Information provided:
------------------------

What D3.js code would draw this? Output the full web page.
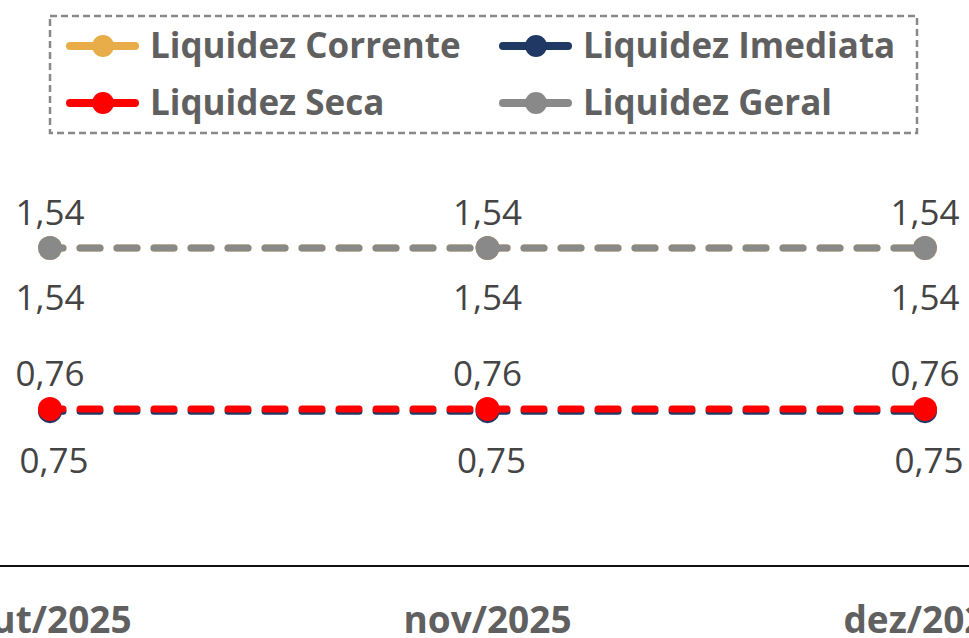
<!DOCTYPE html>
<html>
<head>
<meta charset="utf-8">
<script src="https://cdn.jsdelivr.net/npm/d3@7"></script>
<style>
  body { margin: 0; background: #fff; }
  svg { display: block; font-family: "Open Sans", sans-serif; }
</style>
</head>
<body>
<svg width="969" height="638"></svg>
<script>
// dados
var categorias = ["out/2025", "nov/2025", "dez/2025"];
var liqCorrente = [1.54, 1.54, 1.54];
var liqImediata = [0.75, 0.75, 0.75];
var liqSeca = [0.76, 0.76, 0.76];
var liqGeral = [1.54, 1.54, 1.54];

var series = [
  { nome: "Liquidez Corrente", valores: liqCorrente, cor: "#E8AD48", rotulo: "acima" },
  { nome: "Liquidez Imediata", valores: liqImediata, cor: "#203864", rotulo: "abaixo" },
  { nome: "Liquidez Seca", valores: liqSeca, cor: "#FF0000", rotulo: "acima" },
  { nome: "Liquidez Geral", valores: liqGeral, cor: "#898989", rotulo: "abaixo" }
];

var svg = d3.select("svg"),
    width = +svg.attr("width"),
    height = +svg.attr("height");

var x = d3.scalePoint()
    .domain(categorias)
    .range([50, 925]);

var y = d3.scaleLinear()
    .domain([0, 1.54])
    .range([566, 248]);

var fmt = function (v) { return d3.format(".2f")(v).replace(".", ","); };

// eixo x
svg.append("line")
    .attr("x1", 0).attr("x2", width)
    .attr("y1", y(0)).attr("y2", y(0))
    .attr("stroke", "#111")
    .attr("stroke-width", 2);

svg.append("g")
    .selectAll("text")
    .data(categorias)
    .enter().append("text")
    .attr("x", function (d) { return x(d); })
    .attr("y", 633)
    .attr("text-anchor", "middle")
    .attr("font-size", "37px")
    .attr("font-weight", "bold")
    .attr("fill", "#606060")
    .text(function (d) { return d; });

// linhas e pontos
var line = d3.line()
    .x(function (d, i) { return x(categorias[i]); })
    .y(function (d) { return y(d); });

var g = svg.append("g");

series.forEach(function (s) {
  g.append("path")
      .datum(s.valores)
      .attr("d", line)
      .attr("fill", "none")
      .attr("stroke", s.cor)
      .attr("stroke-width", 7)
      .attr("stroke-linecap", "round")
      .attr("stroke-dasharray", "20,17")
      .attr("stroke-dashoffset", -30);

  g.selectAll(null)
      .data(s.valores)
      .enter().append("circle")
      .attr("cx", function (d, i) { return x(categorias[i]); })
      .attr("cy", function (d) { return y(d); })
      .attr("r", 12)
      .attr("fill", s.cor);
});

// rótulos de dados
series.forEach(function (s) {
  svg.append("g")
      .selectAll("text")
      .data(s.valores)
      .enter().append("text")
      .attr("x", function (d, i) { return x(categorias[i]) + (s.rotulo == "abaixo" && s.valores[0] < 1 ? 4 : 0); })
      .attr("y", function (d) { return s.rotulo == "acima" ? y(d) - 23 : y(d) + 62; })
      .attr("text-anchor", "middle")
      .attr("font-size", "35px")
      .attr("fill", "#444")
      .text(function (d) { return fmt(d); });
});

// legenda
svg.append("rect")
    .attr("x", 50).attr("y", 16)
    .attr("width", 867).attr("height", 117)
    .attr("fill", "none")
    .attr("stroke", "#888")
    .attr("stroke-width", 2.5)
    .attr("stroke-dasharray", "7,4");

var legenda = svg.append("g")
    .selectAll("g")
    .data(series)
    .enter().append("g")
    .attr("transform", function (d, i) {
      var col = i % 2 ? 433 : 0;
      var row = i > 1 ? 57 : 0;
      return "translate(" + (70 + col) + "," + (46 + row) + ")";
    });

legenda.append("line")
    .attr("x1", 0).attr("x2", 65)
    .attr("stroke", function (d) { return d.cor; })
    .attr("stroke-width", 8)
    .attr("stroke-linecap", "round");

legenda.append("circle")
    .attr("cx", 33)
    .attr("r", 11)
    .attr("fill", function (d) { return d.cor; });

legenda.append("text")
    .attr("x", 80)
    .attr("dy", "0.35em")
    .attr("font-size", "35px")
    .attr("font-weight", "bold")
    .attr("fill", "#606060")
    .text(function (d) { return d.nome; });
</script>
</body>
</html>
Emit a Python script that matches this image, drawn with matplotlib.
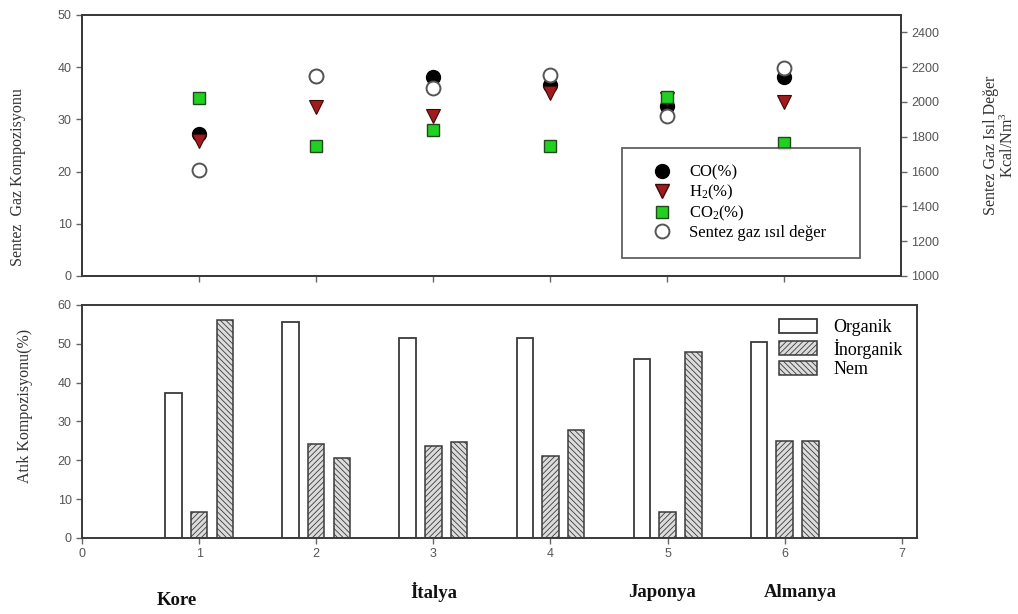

------------------------

What is needed: Except for the pictures, give all the material above again verbatim.

Expected output:
What D3.js code would draw this? Output the full web page.
<!DOCTYPE html>
<html>
<head>
<meta charset="utf-8">
<script src="https://cdn.jsdelivr.net/npm/d3@7"></script>
<style>
  body { margin: 0; background: #fff; }
  svg { display: block; font-family: "Open Sans", sans-serif; }
</style>
</head>
<body>
<svg width="969" height="638"></svg>
<script>
// dados
var categorias = ["out/2025", "nov/2025", "dez/2025"];
var liqCorrente = [1.54, 1.54, 1.54];
var liqImediata = [0.75, 0.75, 0.75];
var liqSeca = [0.76, 0.76, 0.76];
var liqGeral = [1.54, 1.54, 1.54];

var series = [
  { nome: "Liquidez Corrente", valores: liqCorrente, cor: "#E8AD48", rotulo: "acima" },
  { nome: "Liquidez Imediata", valores: liqImediata, cor: "#203864", rotulo: "abaixo" },
  { nome: "Liquidez Seca", valores: liqSeca, cor: "#FF0000", rotulo: "acima" },
  { nome: "Liquidez Geral", valores: liqGeral, cor: "#898989", rotulo: "abaixo" }
];

var svg = d3.select("svg"),
    width = +svg.attr("width"),
    height = +svg.attr("height");

var x = d3.scalePoint()
    .domain(categorias)
    .range([50, 925]);

var y = d3.scaleLinear()
    .domain([0, 1.54])
    .range([566, 248]);

var fmt = function (v) { return d3.format(".2f")(v).replace(".", ","); };

// eixo x
svg.append("line")
    .attr("x1", 0).attr("x2", width)
    .attr("y1", y(0)).attr("y2", y(0))
    .attr("stroke", "#111")
    .attr("stroke-width", 2);

svg.append("g")
    .selectAll("text")
    .data(categorias)
    .enter().append("text")
    .attr("x", function (d) { return x(d); })
    .attr("y", 633)
    .attr("text-anchor", "middle")
    .attr("font-size", "37px")
    .attr("font-weight", "bold")
    .attr("fill", "#606060")
    .text(function (d) { return d; });

// linhas e pontos
var line = d3.line()
    .x(function (d, i) { return x(categorias[i]); })
    .y(function (d) { return y(d); });

var g = svg.append("g");

series.forEach(function (s) {
  g.append("path")
      .datum(s.valores)
      .attr("d", line)
      .attr("fill", "none")
      .attr("stroke", s.cor)
      .attr("stroke-width", 7)
      .attr("stroke-linecap", "round")
      .attr("stroke-dasharray", "20,17")
      .attr("stroke-dashoffset", -30);

  g.selectAll(null)
      .data(s.valores)
      .enter().append("circle")
      .attr("cx", function (d, i) { return x(categorias[i]); })
      .attr("cy", function (d) { return y(d); })
      .attr("r", 12)
      .attr("fill", s.cor);
});

// rótulos de dados
series.forEach(function (s) {
  svg.append("g")
      .selectAll("text")
      .data(s.valores)
      .enter().append("text")
      .attr("x", function (d, i) { return x(categorias[i]) + (s.rotulo == "abaixo" && s.valores[0] < 1 ? 4 : 0); })
      .attr("y", function (d) { return s.rotulo == "acima" ? y(d) - 23 : y(d) + 62; })
      .attr("text-anchor", "middle")
      .attr("font-size", "35px")
      .attr("fill", "#444")
      .text(function (d) { return fmt(d); });
});

// legenda
svg.append("rect")
    .attr("x", 50).attr("y", 16)
    .attr("width", 867).attr("height", 117)
    .attr("fill", "none")
    .attr("stroke", "#888")
    .attr("stroke-width", 2.5)
    .attr("stroke-dasharray", "7,4");

var legenda = svg.append("g")
    .selectAll("g")
    .data(series)
    .enter().append("g")
    .attr("transform", function (d, i) {
      var col = i % 2 ? 433 : 0;
      var row = i > 1 ? 57 : 0;
      return "translate(" + (70 + col) + "," + (46 + row) + ")";
    });

legenda.append("line")
    .attr("x1", 0).attr("x2", 65)
    .attr("stroke", function (d) { return d.cor; })
    .attr("stroke-width", 8)
    .attr("stroke-linecap", "round");

legenda.append("circle")
    .attr("cx", 33)
    .attr("r", 11)
    .attr("fill", function (d) { return d.cor; });

legenda.append("text")
    .attr("x", 80)
    .attr("dy", "0.35em")
    .attr("font-size", "35px")
    .attr("font-weight", "bold")
    .attr("fill", "#606060")
    .text(function (d) { return d.nome; });
</script>
</body>
</html>
Emit a Python script that matches this image, drawn with matplotlib.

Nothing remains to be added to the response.